Records with drawing code
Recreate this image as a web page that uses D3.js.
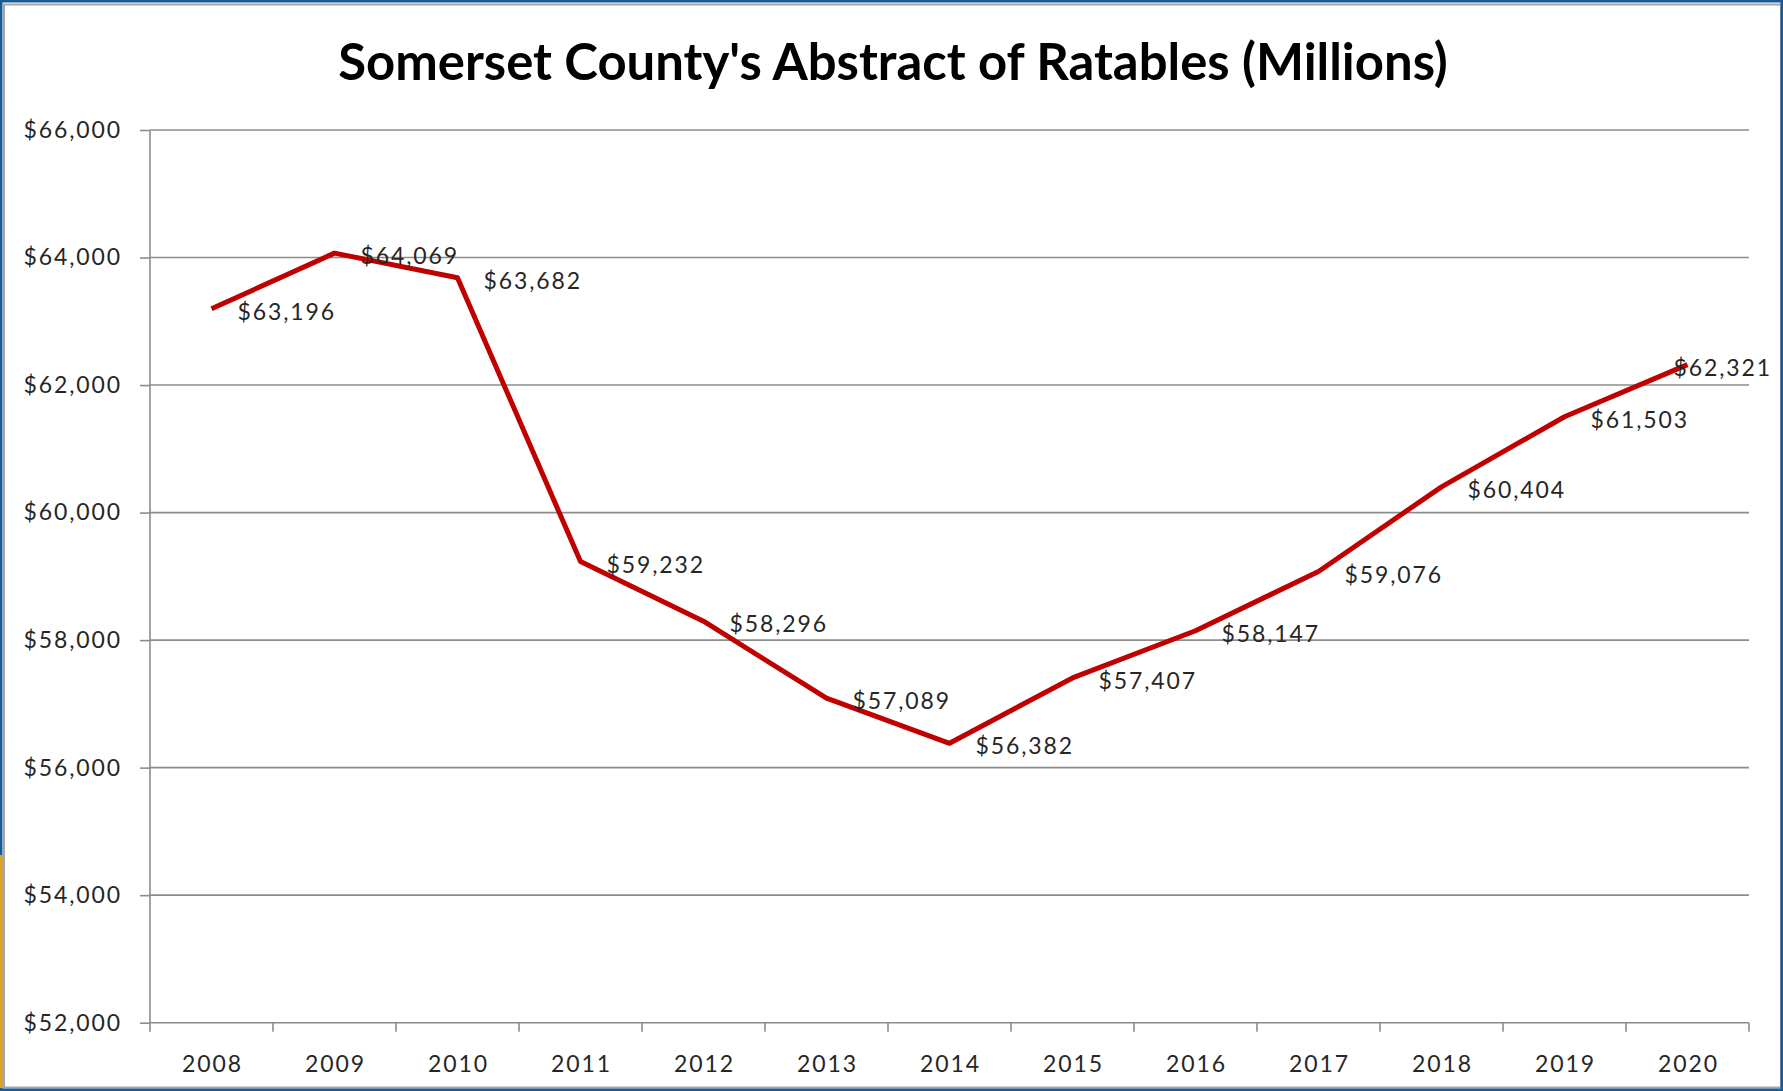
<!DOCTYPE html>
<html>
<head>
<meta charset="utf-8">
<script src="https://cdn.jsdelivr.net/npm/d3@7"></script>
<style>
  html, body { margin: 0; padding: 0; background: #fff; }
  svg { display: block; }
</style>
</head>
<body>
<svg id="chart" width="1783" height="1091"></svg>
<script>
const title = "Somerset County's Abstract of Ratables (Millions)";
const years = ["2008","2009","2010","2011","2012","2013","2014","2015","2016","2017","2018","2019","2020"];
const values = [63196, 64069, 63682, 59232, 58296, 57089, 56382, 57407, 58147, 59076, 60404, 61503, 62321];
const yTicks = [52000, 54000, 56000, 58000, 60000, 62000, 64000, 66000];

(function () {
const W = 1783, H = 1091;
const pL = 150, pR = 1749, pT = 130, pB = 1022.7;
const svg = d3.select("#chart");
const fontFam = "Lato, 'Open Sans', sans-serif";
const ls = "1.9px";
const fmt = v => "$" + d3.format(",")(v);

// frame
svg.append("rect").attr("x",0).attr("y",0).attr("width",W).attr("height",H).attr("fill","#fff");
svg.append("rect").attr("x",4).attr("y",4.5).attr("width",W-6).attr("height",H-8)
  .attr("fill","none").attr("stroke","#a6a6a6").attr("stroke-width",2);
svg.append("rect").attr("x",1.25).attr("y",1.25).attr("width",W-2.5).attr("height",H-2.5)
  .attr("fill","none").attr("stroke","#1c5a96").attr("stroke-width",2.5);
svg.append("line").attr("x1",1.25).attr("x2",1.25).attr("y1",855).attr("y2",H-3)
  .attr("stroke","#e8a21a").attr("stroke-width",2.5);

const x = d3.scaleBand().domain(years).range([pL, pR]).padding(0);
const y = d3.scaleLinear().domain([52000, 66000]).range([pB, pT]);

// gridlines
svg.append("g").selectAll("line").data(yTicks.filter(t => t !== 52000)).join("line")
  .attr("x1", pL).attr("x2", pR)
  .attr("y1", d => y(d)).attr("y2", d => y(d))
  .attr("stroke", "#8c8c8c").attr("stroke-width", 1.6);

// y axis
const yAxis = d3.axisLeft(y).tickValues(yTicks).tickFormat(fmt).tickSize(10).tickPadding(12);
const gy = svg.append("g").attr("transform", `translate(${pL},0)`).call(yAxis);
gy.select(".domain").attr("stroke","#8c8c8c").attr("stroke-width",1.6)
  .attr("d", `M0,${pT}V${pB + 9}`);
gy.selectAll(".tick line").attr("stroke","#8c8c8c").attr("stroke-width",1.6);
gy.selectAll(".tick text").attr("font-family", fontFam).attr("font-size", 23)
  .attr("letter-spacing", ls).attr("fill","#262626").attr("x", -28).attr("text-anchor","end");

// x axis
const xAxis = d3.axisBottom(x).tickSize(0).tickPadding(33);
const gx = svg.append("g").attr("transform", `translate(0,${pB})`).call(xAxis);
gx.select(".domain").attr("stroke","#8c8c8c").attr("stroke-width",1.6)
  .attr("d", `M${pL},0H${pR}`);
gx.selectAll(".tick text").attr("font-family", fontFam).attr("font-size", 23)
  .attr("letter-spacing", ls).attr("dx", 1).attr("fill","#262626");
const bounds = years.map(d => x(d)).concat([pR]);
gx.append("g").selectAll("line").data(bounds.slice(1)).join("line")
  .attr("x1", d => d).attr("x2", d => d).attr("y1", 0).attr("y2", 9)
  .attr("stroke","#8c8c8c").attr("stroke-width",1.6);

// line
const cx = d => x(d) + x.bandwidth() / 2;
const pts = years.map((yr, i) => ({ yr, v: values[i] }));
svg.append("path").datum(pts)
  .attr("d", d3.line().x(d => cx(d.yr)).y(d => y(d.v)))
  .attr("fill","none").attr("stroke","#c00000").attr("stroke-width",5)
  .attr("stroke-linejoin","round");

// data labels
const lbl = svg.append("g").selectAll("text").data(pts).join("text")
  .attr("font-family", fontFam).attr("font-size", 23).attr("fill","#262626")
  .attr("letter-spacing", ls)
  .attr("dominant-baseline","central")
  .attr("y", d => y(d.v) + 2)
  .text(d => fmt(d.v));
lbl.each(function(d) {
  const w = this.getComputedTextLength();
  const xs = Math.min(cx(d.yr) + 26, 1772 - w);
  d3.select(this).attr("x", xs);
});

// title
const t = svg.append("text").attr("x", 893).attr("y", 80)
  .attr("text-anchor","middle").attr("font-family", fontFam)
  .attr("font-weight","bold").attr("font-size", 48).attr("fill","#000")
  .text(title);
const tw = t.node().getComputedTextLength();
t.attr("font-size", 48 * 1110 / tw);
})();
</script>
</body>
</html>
---
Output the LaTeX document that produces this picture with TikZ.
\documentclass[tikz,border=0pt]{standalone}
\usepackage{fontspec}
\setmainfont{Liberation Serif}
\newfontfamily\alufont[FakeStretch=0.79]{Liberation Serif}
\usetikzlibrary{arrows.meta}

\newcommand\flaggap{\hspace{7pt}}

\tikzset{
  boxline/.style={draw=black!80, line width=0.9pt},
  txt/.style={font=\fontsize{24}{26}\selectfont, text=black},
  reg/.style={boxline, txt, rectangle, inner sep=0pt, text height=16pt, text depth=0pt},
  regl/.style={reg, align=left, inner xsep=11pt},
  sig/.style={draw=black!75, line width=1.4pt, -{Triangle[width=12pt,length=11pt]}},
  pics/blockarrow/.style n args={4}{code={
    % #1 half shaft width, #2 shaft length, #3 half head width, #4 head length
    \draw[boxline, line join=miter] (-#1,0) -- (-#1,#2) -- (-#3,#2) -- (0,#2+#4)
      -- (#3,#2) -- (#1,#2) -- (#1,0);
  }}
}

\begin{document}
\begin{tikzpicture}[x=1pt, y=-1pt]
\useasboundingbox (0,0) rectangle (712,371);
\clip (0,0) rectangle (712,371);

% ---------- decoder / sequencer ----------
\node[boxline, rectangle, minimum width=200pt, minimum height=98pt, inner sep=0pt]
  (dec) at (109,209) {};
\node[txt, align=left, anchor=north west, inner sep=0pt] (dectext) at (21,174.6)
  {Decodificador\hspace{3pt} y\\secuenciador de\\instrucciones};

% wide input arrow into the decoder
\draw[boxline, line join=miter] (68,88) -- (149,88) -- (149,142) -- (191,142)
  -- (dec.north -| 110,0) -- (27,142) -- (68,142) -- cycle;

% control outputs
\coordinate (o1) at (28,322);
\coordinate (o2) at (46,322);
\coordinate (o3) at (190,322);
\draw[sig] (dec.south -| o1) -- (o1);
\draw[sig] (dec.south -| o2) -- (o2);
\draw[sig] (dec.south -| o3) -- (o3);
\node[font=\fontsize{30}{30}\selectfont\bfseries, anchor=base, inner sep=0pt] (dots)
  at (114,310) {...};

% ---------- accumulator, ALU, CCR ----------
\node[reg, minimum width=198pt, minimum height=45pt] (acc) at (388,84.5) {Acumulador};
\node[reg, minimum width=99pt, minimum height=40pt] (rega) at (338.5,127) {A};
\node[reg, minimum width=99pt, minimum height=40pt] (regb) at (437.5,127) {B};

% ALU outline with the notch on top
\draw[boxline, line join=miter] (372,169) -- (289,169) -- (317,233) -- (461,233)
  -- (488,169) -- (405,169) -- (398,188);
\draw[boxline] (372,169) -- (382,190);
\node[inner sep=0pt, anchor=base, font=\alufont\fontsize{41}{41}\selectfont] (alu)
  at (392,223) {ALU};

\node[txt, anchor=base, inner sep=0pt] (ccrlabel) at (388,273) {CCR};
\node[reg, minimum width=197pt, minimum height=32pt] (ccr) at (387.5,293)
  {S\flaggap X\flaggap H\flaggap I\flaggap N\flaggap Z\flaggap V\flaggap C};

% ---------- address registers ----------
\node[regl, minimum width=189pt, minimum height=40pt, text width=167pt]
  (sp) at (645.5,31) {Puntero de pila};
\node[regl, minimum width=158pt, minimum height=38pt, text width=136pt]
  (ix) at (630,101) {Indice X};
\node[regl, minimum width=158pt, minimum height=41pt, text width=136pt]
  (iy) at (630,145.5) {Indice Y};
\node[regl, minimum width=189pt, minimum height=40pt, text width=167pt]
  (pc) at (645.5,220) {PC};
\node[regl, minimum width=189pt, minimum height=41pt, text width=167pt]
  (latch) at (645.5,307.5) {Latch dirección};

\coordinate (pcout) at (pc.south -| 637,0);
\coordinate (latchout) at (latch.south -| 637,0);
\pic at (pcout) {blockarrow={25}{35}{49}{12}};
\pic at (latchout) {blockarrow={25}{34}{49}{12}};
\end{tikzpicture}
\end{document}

Stated task. Except for the pictures, write out exactly the lines from the line that contains "Recreate this image" through the line that contains "62000, 64000, 66000];", including both.

Answer to this task.
Recreate this image as a web page that uses D3.js.
<!DOCTYPE html>
<html>
<head>
<meta charset="utf-8">
<script src="https://cdn.jsdelivr.net/npm/d3@7"></script>
<style>
  html, body { margin: 0; padding: 0; background: #fff; }
  svg { display: block; }
</style>
</head>
<body>
<svg id="chart" width="1783" height="1091"></svg>
<script>
const title = "Somerset County's Abstract of Ratables (Millions)";
const years = ["2008","2009","2010","2011","2012","2013","2014","2015","2016","2017","2018","2019","2020"];
const values = [63196, 64069, 63682, 59232, 58296, 57089, 56382, 57407, 58147, 59076, 60404, 61503, 62321];
const yTicks = [52000, 54000, 56000, 58000, 60000, 62000, 64000, 66000];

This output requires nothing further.